Gilbert Galanxhi (born July 28, 1962) is an Albanian diplomat who served as the Ambassador Extraordinary and Plenipotentiary of the Republic of Albania to the United States of America until 2015. He is married and he and his wife have two children, a daughter and a son.

==Background==
Galanxhi grew up under the Communist regime of Prime Minister and community leader Enver Hoxha which lasted from 1944 until 1985. Nine years later, Galanxhi joined the Foreign Service of Albania.

Galanxhi attended and graduated from Tirana University, Faculty of History and Philology, the English Language and Literature Department. By the time that he was part of the Ministry of Foreign Affairs of Albania, he attended the Swiss International Relations Institute of Geneva, Switzerland, where he graduated in 1994. Finally, he graduated from the Foreign Service Institute of the State Department in Washington, D.C. in 1995.

In 1994, Galanxhi became a member of the Foreign Service of Albania. At this time, he held the positions of the Head of Press and Information Department, and was also the Spokesman of the Foreign Affairs Ministry. Three years later, he received the position of Chargé d'affaires, to represent Albania in Buenos Aires, Argentina. Two years later, in 1999, the Kosovo conflict broke out. During this time, Galanxhi worked for the United Nations High Commissioner for Refugees. in Tirana. He served as the Coordinator between the Albanian Government and the international organizations posted in the country at the time.

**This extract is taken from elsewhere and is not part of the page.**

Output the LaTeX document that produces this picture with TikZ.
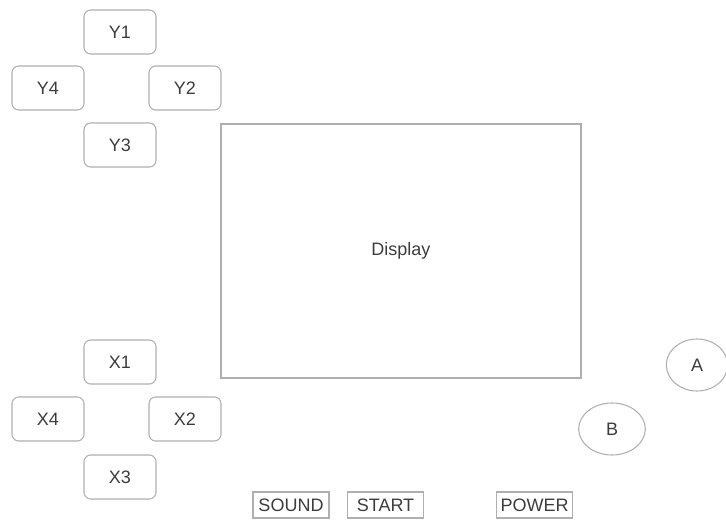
\documentclass[tikz,border=0pt]{standalone}
\usepackage{fontspec}
\setmainfont{Liberation Sans}
\usetikzlibrary{positioning,shapes.geometric}
\definecolor{framegray}{RGB}{175,175,175}
\definecolor{labelgray}{RGB}{60,60,60}

\begin{document}
\begin{tikzpicture}[x=0.75pt,y=-0.75pt,
  every node/.style={align=center,font=\fontsize{13.5}{15}\selectfont,text=labelgray},
  padkey/.style={draw=framegray,thick,rounded corners=5pt,minimum width=54pt,minimum height=33pt},
  smallkey/.style={draw=framegray,line width=1.1pt,minimum width=57pt,minimum height=19.5pt,inner sep=1pt},
  roundkey/.style={draw=framegray,thick,ellipse,minimum width=46pt,minimum height=39pt}]
  \useasboundingbox (0,0) rectangle (726,521);
  % direction pad Y
  \node[padkey] (y1) at (120,32) {Y1};
  \node[padkey] (y4) at (48,88) {Y4};
  \node[padkey] (y2) at (185,88) {Y2};
  \node[padkey] (y3) at (120,145) {Y3};
  % direction pad X
  \node[padkey] (x1) at (120,362) {X1};
  \node[padkey] (x4) at (48,419) {X4};
  \node[padkey] (x2) at (185,419) {X2};
  \node[padkey] (x3) at (120,477) {X3};
  % screen
  \node[draw=framegray,thick,minimum width=270pt,minimum height=190.5pt] (display) at (401,251) {Display};
  % buttons
  \node[smallkey] (sound) at (291,505) {SOUND};
  \node[smallkey] (start) at (385.5,505) {START};
  \node[smallkey] (power) at (534.5,505) {POWER};
  \node[roundkey] (a) at (697,365) {A};
  \node[roundkey,minimum width=50pt] (b) at (612,429) {B};
\end{tikzpicture}
\end{document}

Then, in 2000, Galanxhi began working for the European Union Police Assistance Missions in Tirana, Albania. At first he worked with the training unit, and then he was appointed to Chief of Cabinet until 2007, when he re-joined the diplomatic service of Albania. That year he was posted to Vienna, Austria. In Vienna, Galanxhi represented Albania as the Ambassador to the United Nations Office in Vienna (UNOV), as well as to the Organization for Security and Cooperation in Europe (OSCE). Galanxhi remained in this position until he was offered the prestigious position of the Ambassador of Albania to the United States of America in December 2010. Galanxhi accepted this position, moved to Washington, DC and bestowed his Letter of Credence on February 23, 2011 to President Barack Obama. He served in this post until December 2014, the time when he was transferred to Tirana, to become the Director of Cabinet of the Prosecutor General of Albania. From 2016 and onwards, Galanxhi is part of the academia, serving as a University Lecturer in different public and private universities in Tirana. Currently, Ambassador Galanxhi works at Barleti University, as well as he is the Executive Director of the Albanian Institute of Public Affairs, an Institute which operates under the umbrella of Barleti University.

==Achievements==
Thus far, Galanxhi has helped Albania and the United States support each other simultaneously. He worked alongside Paige Alexander, the Assistant Administrator for Europe and Eurasia, and President Michael Granoff to continue with the efforts of an initial grant of $30 million presented by the USAID to Albania in 1995 to help with their economic transition after the collapse of the Soviet Union. With the help of the Albanian-American Enterprise Fund, a private sector of development has risen in Albania. This fund has created over 3,500 jobs in the country, and has contributed about $725 million to the Gross Domestic Product. At the same time, $15 million was returned to the US Treasury due to these efforts. Additionally, Galanxhi took part in the Israel Project alongside ambassadors from 18 other countries.